I'm considering making a very large batch of apricot melomel which hopefully will be ready for a wedding next year. There is an apricot tree near my house that is free of pesticides and is falling over with fruit -- easily 50 lbs on the tree, though I probably won't pick that much.

I do not have a recipe yet, though my goal is to make something champaign-like (a little sweet, a lot tart, some sparkle in the finished melomel).

Any suggestions for how to process the fruit now when it's ripe? Beyond the obvious steps of washing and pitting -- is it better to freeze pitted halves or juice it? Better to sanitize now or later if I freeze it?

And lastly, I have access to a Champion juicer rather than a press that holds back pulp. I saw a recipe where a guy juiced the fruit, froze it for a year, then thawed it in his fridge and let pulp settle out of the juice. Any wisdom in that?

Thanks,
Michael
 

wayneb

Lifetime Patron
Lifetime GotMead Patron
Hi, Michael! Welcome to the "GotMead?" community!!

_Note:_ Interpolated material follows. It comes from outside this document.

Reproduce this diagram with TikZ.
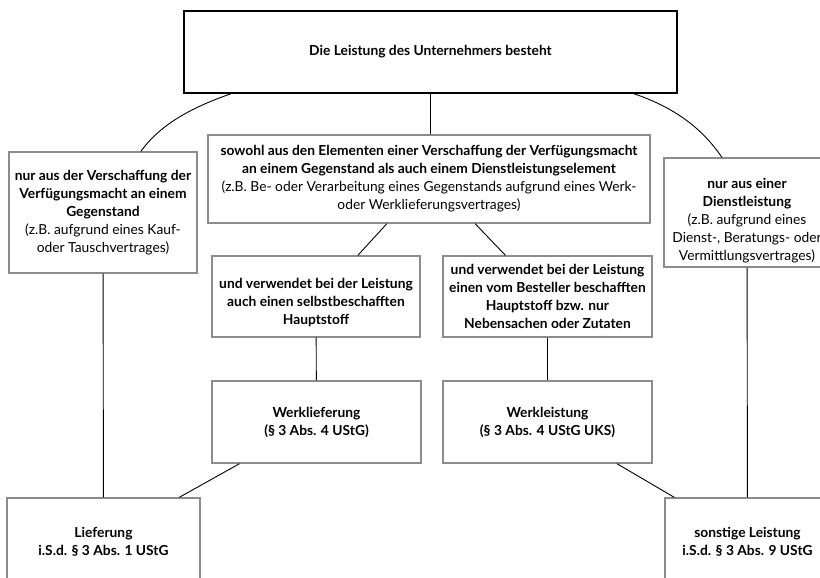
\documentclass[tikz,border=0pt]{standalone}
\usepackage{fontspec}
\setmainfont{Lato}
\usetikzlibrary{calc}

\begin{document}
\begin{tikzpicture}[x=1pt,y=-1pt,
  every node/.style={inner sep=0pt,align=center,font=\fontsize{13.8}{18}\selectfont},
  box/.style={draw=black!45,line width=1.3pt},
  conn/.style={line width=0.9pt}]
\useasboundingbox (0,0) rectangle (820,578);
\clip (0,0) rectangle (820,578);
% boxes
\node[draw,line width=1.2pt,minimum width=493,minimum height=82,font=\fontsize{13.8}{16}\selectfont\bfseries] (top) at (430.5,52) {Die Leistung des Unternehmers besteht};
\node[box,minimum width=188,minimum height=121] (nurlief) at (103,212.5) {\textbf{nur aus der Verschaffung der}\\\textbf{Verfügungsmacht an einem}\\\textbf{Gegenstand}\\(z.B. aufgrund eines Kauf-\\oder Tauschvertrages)};
\node[box,minimum width=442,minimum height=88] (beides) at (429,179) {\textbf{sowohl aus den Elementen einer Verschaffung der Verfügungsmacht}\\\textbf{an einem Gegenstand als auch einem Dienstleistungselement}\\(z.B. Be- oder Verarbeitung eines Gegenstands aufgrund eines Werk-\\oder Werklieferungsvertrages)};
\node[box,minimum width=166,minimum height=109] (nurdienst) at (747,212.5) {\rule{0pt}{27pt}\textbf{nur aus einer}\\\textbf{Dienstleistung}\\(z.B. aufgrund eines\\Dienst-, Beratungs- oder\\Vermittlungsvertrages)};
\node[box,minimum width=208,minimum height=81] (selbst) at (316,296.5) {\rule{0pt}{23pt}\textbf{und verwendet bei der Leistung}\\\textbf{auch einen selbstbeschafften}\\\textbf{Hauptstoff}};
\node[box,minimum width=209,minimum height=81] (besteller) at (547.5,296.5) {\textbf{und verwendet bei der Leistung}\\\textbf{einen vom Besteller beschafften}\\\textbf{Hauptstoff bzw. nur}\\\textbf{Nebensachen oder Zutaten}};
\node[box,minimum width=209,minimum height=82] (werklief) at (316.5,422) {\textbf{Werklieferung}\\\textbf{(§ 3 Abs. 4 UStG)}};
\node[box,minimum width=209,minimum height=82] (werkleist) at (547.5,422) {\textbf{Werkleistung}\\\textbf{(§ 3 Abs. 4 UStG UKS)}};
\node[box,minimum width=193,minimum height=87] (lief) at (103.5,541.5) {\textbf{Lieferung}\\\textbf{i.S.d. § 3 Abs. 1 UStG}};
\node[box,minimum width=165,minimum height=87] (sonst) at (747.5,541.5) {\textbf{sonstige Leistung}\\\textbf{i.S.d. § 3 Abs. 9 UStG}};
% connectors
\draw[conn] ($(top.south west)!0.097!(top.south east)$) .. controls (190,108) and (160,125) .. ($(nurlief.north west)!0.70!(nurlief.north east)$);
\draw[conn] ($(top.south west)!0.911!(top.south east)$) .. controls (670,106) and (700,125) .. ($(nurdienst.north west)!0.35!(nurdienst.north east)$);
\draw[conn] (top.south) -- (top.south |- beides.north);
\draw[conn] ($(beides.south west)!0.405!(beides.south east)$) -- ($(selbst.north west)!0.70!(selbst.north east)$);
\draw[conn] ($(beides.south west)!0.604!(beides.south east)$) -- ($(besteller.north west)!0.30!(besteller.north east)$);
\draw[conn] (selbst) -- (werklief);
\draw[conn] (besteller) -- (werkleist);
\draw[conn] (nurlief) -- (lief);
\draw[conn] (nurdienst) -- (sonst);
\draw[conn] ($(werklief.south west)!0.134!(werklief.south east)$) -- ($(lief.north west)!0.89!(lief.north east)$);
\draw[conn] ($(werkleist.south west)!0.83!(werkleist.south east)$) -- ($(sonst.north west)!0.06!(sonst.north east)$);
\end{tikzpicture}
\end{document}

When I'm prepping fresh large-pit fruit (apricots, peaches, etc.) for eventual use in meads, I wash them thoroughly, then give them an immersion bath in a pot of cool water that has some Potassium Metabisulfite and citric acid dissolved in it (thereby releasing SO2 that has a sanitizing effect), then I split them with a large sanitized knife (while I'm wearing sanitized nitrile gloves) and pit them, and drop the fruit halves into a large Ziploc bag that will eventually find its way to my chest freezer. More sanitization than that is generally not necessary if you start from whole, sound fruit (i.e. with no obvious skin breaks or mold growth). When you thaw and add them to your must, as long as you pitch your yeast fairly quickly (within a couple of hours) afterward, you should be fine.

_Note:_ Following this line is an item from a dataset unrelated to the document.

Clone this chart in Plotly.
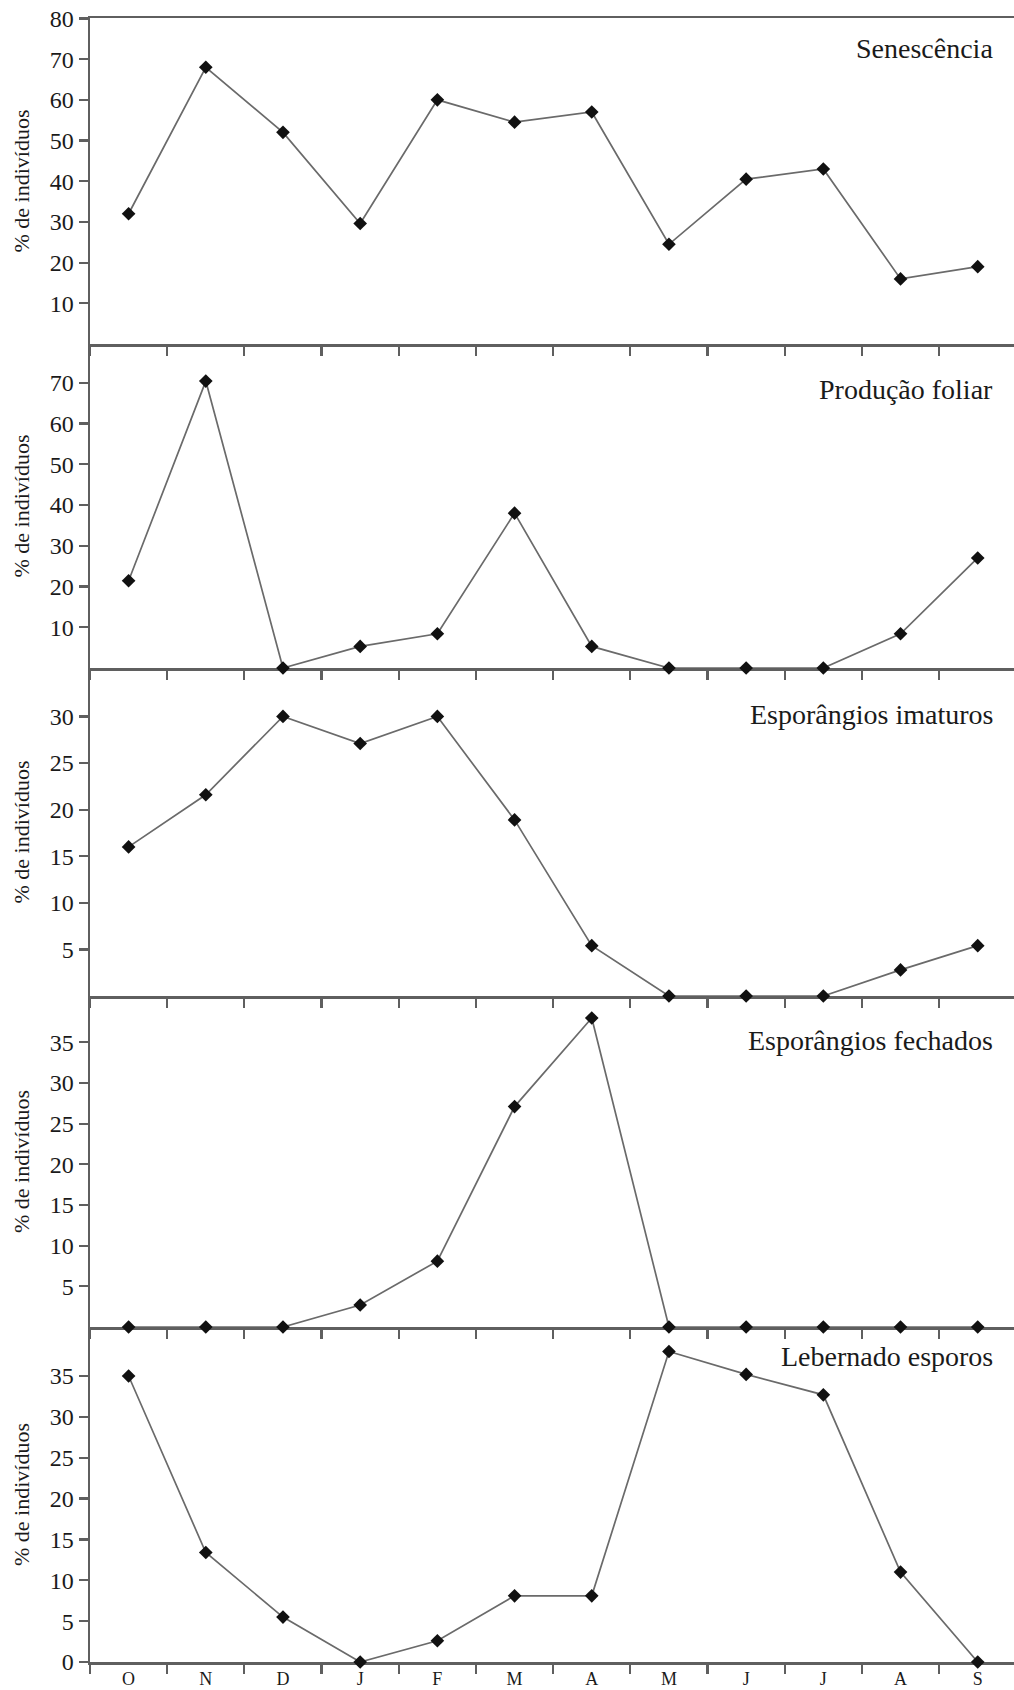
import plotly.graph_objects as go

months = ["O", "N", "D", "J", "F", "M", "A", "M", "J", "J", "A", "S"]
senescencia = [32, 68, 52, 29.6, 60, 54.5, 57, 24.5, 40.5, 43, 16, 19]
producao_foliar = [21.4, 70.4, 0, 5.3, 8.4, 38, 5.3, 0, 0, 0, 8.4, 27]
esporangios_imaturos = [16, 21.6, 30, 27.1, 30, 18.9, 5.4, 0, 0, 0, 2.8, 5.4]
esporangios_fechados = [0, 0, 0, 2.7, 8.1, 27.1, 38, 0, 0, 0, 0, 0]
liberando_esporos = [35, 13.4, 5.5, 0, 2.6, 8.1, 8.1, 38, 35.2, 32.7, 11, 0]

series = [senescencia, producao_foliar, esporangios_imaturos,
          esporangios_fechados, liberando_esporos]
panel_titles = ["Senescência", "Produção foliar", "Esporângios imaturos",
                "Esporângios fechados", "Lebernado esporos"]
y_ranges = [[0, 80.1], [0, 79.5], [0, 35.2], [0, 40.7], [0, 41]]
y_ticks = [list(range(10, 90, 10)), list(range(10, 80, 10)),
           list(range(5, 35, 5)), list(range(5, 40, 5)), list(range(0, 40, 5))]
y_title = "% de indivíduos"

W, H = 1014, 1690
ML, MR, MT = 89.5, 0, 18
bounds = [18, 344, 668, 996, 1327, 1662]  # panel pixel boundaries (top->bottom)
MB = H - bounds[-1]
PH = H - MT - MB
title_px = [48, 389, 715, 1040, 1356]

AX = "#5f5f5f"
FONT = "Liberation Serif"
TXT = "#1a1a1a"
x_idx = list(range(len(months)))

fig = go.Figure()
layout = dict(
    template="none",
    width=W, height=H,
    margin=dict(l=ML, r=MR, t=MT, b=MB, autoexpand=False),
    paper_bgcolor="white", plot_bgcolor="white",
    showlegend=False,
    font=dict(family=FONT, color=TXT),
)
annotations = []
for i, vals in enumerate(series):
    n = i + 1
    xa = "x" if n == 1 else f"x{n}"
    ya = "y" if n == 1 else f"y{n}"
    fig.add_trace(go.Scatter(
        x=x_idx, y=vals, xaxis=xa, yaxis=ya, mode="lines+markers",
        line=dict(color="#6a6a6a", width=1.7),
        marker=dict(symbol="diamond", size=10.5, color="#111111"),
        cliponaxis=False,
    ))
    d0 = (bounds[-1] - bounds[i + 1]) / PH
    d1 = (bounds[-1] - bounds[i]) / PH
    last = (n == len(series))
    layout[f"xaxis{'' if n == 1 else n}"] = dict(
        domain=[0, 1], anchor=ya, range=[-0.5, 11.47],
        showline=True, linecolor=AX, linewidth=2.5, mirror=(n == 1),
        tickmode="array", tickvals=x_idx, ticktext=months,
        ticks="", showticklabels=last, showgrid=False, zeroline=False,
        tickfont=dict(family=FONT, size=18, color=TXT),
        ticklabelstandoff=-1, ticklabeloverflow="allow", automargin=False,
        minor=dict(tickmode="linear", tick0=-0.5, dtick=1, ticks="outside",
                   ticklen=9, tickwidth=2.2, tickcolor=AX, showgrid=False),
        layer="below traces", fixedrange=True,
    )
    layout[f"yaxis{'' if n == 1 else n}"] = dict(
        domain=[d0, d1], anchor=xa, range=y_ranges[i],
        showline=True, linecolor=AX, linewidth=2.5,
        tickmode="array", tickvals=y_ticks[i],
        ticks="outside", ticklen=9, tickwidth=2.2, tickcolor=AX,
        showgrid=False, zeroline=False,
        tickfont=dict(family=FONT, size=24, color=TXT),
        ticklabeloverflow="allow", automargin=False,
        title=dict(text=y_title, font=dict(family=FONT, size=22, color=TXT),
                   standoff=14),
        layer="below traces", fixedrange=True,
    )
    annotations.append(dict(
        text=panel_titles[i], xref="paper", yref="paper",
        x=(995 - ML) / (W - ML - MR), y=(bounds[-1] - title_px[i]) / PH,
        xanchor="right", yanchor="middle", showarrow=False,
        font=dict(family=FONT, size=28, color=TXT),
    ))
layout["annotations"] = annotations
fig.update_layout(**layout)
fig.write_html(
    "out.html",
    config={"displayModeBar": False, "staticPlot": True},
    post_script="document.body.style.margin='0';document.body.style.overflow='hidden';",
)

I'm not sure about the juicer. I don't use one, and I generally like to have my fruit in full contact with the must in order to maximize extraction of flavor, aroma and sugars. If my fruit halves are really large, I'll split them into quarters before freezing. Once the fruit are thawed I find that all but the largest segments are pretty well macerated by the action of the yeast during fermentation, so pre-pitch, no processing other than the initial freezing is necessary.

I will either press the fruit, or toss segments into a mesh bag and give it a good wringing out to maximize extraction of juice after the fruit has been in contact with the must for 4-7 days. Proper "cap management," i.e. mixing the fruit that rises to the surface back down into the bulk of the must at least once or twice a day, is necessary while the fruit is in the must.